▶ [Task brief]: Leaving out every picture, copy the lines of the data exactly, from the first through the line containing "from matplotlib.ticker import MultipleLocator".

▶ [Collected data entries]:
'''

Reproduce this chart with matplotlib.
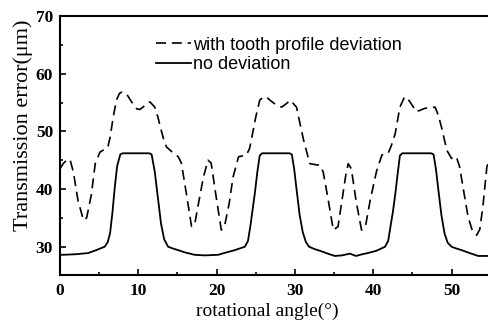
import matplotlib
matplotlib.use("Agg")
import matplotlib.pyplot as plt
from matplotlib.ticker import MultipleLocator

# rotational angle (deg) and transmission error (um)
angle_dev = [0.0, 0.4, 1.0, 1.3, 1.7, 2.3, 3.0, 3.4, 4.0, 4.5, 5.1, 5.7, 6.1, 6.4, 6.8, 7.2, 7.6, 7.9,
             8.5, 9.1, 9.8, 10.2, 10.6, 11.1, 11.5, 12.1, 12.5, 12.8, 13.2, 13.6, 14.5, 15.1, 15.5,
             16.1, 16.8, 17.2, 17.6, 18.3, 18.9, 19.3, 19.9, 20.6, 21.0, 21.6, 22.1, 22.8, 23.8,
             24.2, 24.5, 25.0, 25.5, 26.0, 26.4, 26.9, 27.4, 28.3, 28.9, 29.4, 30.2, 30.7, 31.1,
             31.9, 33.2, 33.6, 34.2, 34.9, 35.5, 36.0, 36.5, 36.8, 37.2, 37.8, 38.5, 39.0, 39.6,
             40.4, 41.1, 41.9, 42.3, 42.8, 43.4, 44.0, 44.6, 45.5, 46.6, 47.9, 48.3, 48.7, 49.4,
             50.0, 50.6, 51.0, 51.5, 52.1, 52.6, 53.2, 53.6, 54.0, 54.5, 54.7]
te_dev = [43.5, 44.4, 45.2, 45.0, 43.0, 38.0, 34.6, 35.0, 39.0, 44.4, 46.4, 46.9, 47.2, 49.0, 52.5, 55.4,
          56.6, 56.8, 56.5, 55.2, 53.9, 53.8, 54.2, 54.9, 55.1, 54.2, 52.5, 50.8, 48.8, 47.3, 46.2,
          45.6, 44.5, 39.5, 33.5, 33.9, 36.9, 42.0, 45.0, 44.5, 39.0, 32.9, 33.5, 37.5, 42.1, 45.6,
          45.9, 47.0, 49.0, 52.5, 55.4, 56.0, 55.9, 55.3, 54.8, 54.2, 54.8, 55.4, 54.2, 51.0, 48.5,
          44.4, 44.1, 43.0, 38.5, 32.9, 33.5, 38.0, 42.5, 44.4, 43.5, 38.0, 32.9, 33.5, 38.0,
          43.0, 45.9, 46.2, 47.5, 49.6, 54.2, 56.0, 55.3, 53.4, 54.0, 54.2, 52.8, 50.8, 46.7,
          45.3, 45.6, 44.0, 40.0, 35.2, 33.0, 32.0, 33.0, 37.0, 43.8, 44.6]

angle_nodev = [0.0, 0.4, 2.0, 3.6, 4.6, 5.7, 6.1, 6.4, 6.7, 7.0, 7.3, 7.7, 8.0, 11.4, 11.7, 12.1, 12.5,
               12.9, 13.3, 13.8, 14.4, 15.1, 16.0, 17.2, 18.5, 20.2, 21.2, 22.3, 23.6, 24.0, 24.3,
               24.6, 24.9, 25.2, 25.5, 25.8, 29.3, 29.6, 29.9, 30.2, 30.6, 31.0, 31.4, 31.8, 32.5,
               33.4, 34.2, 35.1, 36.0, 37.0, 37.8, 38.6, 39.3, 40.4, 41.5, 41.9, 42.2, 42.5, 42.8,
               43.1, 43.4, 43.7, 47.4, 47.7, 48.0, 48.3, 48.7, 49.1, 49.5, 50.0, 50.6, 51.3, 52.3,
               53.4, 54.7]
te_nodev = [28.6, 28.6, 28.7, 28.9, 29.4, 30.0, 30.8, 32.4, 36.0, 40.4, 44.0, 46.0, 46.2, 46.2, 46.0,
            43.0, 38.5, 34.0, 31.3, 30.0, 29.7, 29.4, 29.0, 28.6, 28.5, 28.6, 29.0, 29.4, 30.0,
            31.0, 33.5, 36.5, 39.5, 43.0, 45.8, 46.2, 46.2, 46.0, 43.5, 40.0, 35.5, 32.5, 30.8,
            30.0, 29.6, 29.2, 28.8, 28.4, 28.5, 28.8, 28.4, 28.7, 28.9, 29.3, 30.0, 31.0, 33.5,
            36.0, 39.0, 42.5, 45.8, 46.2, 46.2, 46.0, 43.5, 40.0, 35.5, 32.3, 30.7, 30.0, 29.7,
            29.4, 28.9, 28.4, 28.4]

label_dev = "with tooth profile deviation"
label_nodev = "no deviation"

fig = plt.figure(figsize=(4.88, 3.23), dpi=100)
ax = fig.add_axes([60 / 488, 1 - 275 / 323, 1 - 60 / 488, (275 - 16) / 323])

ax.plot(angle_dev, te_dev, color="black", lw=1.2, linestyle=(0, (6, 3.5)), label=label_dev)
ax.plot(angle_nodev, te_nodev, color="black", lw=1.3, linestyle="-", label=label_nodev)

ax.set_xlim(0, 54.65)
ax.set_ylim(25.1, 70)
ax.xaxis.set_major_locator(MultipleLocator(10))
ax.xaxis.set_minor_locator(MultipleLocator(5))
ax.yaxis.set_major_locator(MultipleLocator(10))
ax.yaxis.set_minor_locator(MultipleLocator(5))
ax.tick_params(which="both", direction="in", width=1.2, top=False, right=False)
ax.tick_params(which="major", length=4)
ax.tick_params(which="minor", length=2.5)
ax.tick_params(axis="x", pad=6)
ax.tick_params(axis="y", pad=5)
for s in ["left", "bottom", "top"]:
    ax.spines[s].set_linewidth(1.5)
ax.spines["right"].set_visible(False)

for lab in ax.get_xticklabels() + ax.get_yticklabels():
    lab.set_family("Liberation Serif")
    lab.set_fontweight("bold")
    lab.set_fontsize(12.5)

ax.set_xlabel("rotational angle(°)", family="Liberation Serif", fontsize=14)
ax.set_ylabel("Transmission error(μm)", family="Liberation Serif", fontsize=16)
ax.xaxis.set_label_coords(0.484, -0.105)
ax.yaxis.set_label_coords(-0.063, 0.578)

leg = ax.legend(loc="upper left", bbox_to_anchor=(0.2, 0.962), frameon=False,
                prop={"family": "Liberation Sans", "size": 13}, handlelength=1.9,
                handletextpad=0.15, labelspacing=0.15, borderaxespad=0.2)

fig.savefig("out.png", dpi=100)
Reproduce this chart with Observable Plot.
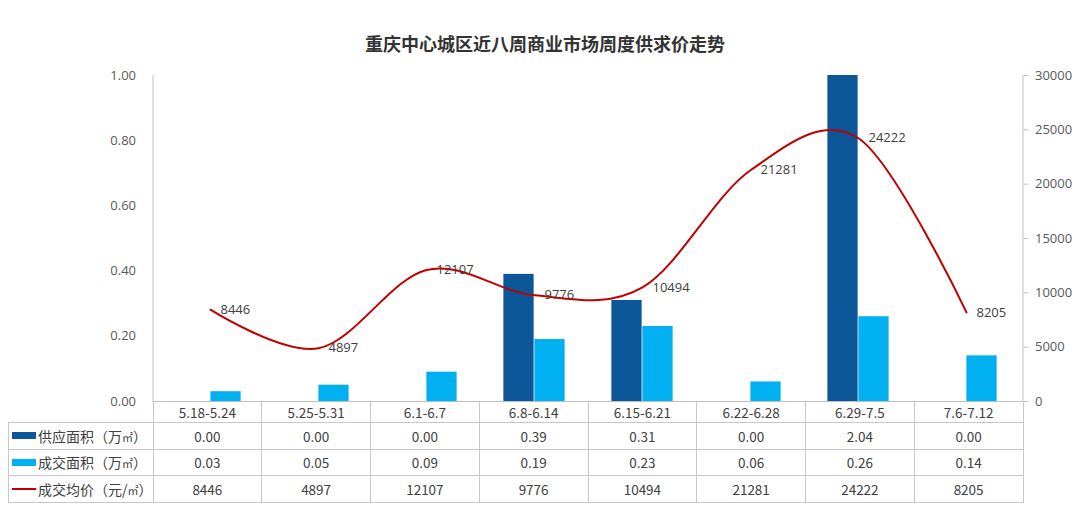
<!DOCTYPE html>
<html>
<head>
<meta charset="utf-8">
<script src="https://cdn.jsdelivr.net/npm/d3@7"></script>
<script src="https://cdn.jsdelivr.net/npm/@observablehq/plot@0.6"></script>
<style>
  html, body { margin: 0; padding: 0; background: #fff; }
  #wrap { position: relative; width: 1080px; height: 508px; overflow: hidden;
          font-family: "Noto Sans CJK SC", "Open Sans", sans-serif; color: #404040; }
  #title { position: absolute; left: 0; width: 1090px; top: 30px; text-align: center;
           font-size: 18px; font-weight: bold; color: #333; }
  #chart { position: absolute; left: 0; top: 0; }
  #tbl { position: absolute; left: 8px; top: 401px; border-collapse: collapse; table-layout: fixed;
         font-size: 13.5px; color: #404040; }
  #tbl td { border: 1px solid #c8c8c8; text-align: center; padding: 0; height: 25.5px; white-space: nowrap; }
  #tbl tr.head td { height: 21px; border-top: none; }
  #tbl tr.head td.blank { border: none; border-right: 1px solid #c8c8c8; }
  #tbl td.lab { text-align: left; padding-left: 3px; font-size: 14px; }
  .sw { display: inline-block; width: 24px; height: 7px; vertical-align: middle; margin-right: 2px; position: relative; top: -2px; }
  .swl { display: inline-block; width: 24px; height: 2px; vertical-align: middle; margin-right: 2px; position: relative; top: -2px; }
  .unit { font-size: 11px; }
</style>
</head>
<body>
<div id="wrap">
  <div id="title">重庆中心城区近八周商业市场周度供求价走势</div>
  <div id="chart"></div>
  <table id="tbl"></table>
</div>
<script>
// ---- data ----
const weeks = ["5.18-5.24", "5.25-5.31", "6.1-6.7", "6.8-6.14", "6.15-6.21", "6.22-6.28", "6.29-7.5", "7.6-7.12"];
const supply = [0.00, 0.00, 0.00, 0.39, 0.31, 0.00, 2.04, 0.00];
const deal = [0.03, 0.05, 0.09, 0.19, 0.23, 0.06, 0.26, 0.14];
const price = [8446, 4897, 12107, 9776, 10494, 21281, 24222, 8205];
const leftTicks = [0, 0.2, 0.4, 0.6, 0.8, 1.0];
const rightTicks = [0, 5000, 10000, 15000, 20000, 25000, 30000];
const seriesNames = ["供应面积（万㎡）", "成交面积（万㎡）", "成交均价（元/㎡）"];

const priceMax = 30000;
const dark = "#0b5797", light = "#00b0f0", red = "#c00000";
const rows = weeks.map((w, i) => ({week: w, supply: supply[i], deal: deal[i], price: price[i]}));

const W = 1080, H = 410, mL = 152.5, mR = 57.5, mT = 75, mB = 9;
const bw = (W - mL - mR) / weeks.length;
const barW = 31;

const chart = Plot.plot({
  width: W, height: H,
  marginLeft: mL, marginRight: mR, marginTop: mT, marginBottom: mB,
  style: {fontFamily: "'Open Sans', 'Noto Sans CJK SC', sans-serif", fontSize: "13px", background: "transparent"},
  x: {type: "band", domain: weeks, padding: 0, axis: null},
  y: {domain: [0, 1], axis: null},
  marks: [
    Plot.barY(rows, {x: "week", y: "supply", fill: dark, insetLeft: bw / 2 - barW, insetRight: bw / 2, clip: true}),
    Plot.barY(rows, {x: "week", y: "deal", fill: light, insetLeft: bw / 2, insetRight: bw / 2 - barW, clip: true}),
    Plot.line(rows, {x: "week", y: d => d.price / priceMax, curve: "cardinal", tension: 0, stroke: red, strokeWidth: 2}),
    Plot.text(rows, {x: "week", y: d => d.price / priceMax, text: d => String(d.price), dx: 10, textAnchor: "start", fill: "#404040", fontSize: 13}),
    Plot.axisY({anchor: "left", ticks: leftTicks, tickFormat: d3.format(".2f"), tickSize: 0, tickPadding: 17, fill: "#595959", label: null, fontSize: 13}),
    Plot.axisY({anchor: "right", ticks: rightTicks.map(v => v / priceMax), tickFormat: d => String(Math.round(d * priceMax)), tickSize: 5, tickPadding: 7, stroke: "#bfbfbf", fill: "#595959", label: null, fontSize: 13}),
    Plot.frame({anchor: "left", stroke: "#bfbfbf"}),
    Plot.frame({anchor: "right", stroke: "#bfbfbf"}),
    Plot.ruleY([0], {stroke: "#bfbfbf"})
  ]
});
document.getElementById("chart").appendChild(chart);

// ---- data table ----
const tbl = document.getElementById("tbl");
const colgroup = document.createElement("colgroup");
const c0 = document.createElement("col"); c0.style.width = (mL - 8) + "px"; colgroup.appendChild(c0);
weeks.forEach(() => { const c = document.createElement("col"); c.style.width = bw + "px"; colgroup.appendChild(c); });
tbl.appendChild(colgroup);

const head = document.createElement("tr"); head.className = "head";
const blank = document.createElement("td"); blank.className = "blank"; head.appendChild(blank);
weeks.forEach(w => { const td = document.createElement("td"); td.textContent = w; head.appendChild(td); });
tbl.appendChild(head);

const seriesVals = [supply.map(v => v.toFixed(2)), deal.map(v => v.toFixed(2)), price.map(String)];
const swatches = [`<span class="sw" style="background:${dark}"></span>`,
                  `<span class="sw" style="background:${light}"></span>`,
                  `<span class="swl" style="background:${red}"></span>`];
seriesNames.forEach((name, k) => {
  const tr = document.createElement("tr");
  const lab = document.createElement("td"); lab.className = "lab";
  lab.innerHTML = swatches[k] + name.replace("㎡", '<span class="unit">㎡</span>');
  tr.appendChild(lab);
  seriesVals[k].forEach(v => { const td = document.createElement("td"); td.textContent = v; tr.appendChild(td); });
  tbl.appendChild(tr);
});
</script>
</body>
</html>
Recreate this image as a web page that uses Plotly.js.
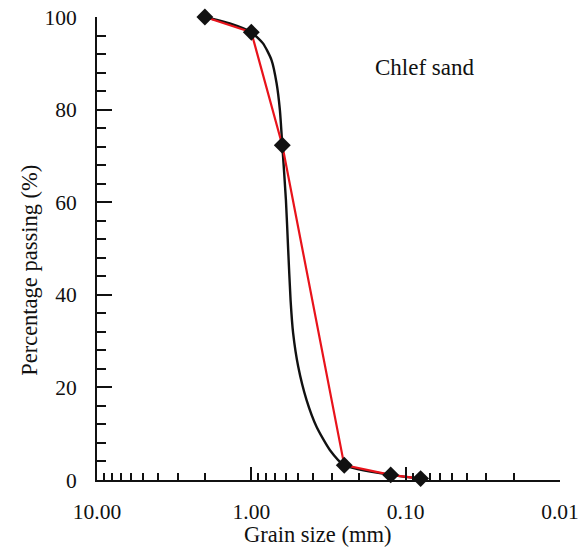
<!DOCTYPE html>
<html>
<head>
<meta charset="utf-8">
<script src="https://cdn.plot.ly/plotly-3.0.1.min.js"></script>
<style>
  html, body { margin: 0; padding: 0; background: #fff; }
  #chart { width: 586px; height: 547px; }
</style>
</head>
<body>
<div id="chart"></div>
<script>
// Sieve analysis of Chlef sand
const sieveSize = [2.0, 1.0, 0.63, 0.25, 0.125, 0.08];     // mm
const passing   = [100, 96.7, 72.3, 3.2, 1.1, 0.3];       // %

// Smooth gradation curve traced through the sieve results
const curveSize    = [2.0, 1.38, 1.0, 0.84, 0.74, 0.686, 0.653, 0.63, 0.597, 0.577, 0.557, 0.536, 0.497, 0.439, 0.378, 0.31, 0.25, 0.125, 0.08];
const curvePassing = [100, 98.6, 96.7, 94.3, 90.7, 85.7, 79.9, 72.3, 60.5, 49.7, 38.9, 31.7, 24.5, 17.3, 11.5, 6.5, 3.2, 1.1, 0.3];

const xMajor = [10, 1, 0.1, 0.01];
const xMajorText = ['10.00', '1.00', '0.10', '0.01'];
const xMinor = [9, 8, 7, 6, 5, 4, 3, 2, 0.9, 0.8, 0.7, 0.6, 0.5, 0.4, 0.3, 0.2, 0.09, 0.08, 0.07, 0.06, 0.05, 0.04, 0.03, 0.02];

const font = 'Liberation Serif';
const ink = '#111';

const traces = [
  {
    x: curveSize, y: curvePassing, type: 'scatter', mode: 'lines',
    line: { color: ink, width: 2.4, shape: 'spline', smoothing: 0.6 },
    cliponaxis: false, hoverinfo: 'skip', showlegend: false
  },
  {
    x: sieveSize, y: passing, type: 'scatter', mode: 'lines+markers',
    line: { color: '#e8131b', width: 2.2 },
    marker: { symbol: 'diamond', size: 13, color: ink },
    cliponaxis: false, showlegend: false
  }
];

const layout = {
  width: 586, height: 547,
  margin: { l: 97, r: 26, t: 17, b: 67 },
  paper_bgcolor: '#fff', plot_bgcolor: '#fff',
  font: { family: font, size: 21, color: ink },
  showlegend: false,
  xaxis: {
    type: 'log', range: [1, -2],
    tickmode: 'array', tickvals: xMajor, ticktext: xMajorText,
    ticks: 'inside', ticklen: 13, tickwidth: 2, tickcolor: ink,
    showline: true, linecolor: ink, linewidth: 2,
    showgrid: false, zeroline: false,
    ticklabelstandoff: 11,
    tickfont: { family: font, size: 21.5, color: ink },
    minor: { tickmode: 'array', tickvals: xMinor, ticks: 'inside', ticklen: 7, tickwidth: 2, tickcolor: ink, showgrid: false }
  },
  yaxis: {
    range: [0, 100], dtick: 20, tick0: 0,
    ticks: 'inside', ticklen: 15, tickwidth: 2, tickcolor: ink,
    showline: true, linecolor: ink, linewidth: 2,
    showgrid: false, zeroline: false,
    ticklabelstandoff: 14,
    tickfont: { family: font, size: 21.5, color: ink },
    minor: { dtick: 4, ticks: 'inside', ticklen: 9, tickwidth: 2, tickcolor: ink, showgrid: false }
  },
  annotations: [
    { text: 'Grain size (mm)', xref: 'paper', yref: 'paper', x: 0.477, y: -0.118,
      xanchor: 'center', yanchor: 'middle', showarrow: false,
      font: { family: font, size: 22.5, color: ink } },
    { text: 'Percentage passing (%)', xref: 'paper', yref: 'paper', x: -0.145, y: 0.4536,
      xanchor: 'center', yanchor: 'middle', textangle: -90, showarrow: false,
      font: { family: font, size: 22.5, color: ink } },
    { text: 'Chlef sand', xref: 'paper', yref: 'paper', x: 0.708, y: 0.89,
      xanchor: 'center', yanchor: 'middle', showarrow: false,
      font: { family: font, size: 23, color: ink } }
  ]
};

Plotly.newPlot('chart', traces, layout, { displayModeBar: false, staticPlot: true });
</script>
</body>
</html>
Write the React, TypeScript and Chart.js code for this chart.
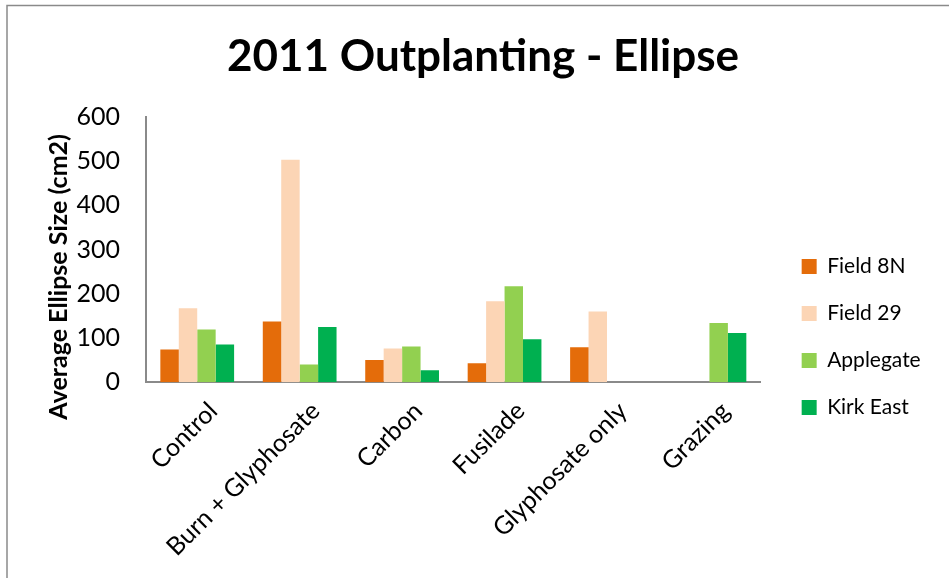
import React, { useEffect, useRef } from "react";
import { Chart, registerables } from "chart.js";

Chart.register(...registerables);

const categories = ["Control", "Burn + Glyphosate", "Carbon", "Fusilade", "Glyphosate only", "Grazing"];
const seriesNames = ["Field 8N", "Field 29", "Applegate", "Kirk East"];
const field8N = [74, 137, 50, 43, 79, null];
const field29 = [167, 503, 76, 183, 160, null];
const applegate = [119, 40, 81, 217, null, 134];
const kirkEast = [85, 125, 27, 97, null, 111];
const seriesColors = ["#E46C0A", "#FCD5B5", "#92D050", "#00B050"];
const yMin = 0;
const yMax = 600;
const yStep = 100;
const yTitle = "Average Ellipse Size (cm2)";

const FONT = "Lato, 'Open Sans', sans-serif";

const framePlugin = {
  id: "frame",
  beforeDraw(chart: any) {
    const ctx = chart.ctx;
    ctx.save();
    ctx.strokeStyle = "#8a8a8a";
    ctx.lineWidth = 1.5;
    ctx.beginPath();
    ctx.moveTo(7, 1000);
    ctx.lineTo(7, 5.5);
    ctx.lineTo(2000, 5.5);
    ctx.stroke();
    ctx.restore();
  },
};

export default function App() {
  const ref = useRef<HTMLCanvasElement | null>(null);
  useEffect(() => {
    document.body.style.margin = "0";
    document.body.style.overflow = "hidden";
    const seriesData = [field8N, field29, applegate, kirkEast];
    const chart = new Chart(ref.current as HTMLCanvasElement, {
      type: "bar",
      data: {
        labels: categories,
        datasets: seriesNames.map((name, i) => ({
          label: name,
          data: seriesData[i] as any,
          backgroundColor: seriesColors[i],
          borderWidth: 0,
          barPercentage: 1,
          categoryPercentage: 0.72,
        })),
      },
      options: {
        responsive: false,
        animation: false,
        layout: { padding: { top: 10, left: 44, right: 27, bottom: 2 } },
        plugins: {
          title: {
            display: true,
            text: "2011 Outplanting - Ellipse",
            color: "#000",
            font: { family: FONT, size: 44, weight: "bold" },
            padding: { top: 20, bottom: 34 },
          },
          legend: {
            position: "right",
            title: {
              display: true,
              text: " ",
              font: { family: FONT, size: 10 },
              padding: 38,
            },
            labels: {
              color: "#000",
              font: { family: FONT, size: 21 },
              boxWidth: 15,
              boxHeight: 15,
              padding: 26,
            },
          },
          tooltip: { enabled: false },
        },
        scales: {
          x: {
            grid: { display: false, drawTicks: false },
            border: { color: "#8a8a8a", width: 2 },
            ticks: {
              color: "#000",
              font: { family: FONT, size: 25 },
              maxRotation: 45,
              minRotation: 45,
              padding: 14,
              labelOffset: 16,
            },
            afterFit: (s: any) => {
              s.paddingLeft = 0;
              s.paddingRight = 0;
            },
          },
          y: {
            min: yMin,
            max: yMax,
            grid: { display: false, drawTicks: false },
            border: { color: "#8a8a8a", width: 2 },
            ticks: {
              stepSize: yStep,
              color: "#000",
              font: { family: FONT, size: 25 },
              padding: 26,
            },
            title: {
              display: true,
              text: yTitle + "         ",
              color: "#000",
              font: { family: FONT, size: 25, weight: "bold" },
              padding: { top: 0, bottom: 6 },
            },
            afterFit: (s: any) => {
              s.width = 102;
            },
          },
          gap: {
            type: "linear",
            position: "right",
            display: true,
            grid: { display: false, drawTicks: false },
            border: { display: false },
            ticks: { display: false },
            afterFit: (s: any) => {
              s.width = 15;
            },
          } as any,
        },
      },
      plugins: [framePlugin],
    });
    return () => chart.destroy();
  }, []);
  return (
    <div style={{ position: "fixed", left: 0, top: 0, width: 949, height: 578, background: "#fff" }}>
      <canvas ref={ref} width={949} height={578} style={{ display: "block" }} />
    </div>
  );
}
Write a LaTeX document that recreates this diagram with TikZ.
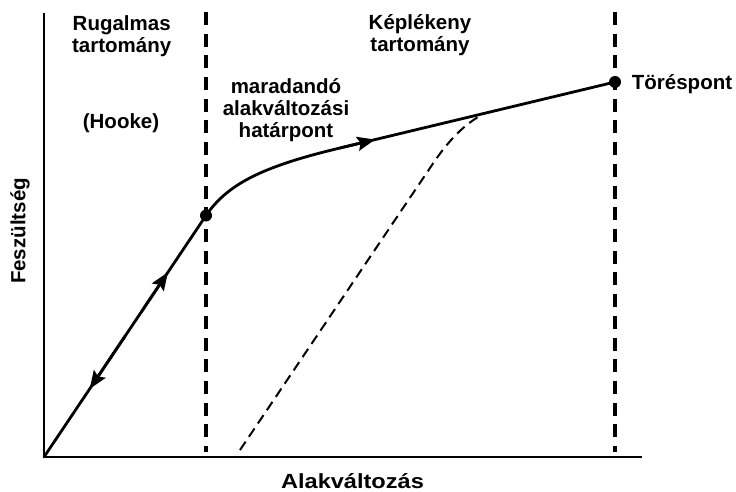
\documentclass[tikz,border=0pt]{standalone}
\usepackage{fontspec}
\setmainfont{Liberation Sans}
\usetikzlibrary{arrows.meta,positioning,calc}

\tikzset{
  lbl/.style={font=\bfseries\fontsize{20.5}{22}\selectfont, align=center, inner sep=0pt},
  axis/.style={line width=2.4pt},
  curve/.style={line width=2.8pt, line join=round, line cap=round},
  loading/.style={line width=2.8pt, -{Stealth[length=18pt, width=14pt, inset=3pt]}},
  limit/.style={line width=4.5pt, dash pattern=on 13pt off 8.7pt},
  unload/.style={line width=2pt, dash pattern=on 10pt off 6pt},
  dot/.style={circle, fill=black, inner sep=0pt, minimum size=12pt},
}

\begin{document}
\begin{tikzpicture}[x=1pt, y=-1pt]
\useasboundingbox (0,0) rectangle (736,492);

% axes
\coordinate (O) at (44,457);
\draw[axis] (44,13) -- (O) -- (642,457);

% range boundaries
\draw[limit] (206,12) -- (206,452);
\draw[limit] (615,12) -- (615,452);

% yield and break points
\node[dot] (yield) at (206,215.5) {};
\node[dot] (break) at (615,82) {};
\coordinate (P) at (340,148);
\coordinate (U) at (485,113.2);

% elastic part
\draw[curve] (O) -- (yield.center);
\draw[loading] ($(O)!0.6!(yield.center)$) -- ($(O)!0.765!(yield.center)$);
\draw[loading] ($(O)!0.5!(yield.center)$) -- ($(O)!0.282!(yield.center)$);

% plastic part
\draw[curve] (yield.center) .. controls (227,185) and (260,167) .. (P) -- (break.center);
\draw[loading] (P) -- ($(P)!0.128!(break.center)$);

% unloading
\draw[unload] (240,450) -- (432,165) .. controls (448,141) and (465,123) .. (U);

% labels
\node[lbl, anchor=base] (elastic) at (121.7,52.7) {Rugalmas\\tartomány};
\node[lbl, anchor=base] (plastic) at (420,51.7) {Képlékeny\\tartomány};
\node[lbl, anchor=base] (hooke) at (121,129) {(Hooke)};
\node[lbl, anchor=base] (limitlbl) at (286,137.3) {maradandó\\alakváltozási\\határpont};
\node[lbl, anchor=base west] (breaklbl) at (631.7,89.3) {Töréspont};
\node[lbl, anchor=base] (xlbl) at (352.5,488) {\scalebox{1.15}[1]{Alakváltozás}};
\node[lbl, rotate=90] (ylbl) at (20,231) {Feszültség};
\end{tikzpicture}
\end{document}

'''

▶ [Final result]:
Reproduce this chart with matplotlib.
import matplotlib
matplotlib.use("Agg")
import matplotlib.pyplot as plt
from matplotlib.ticker import MultipleLocator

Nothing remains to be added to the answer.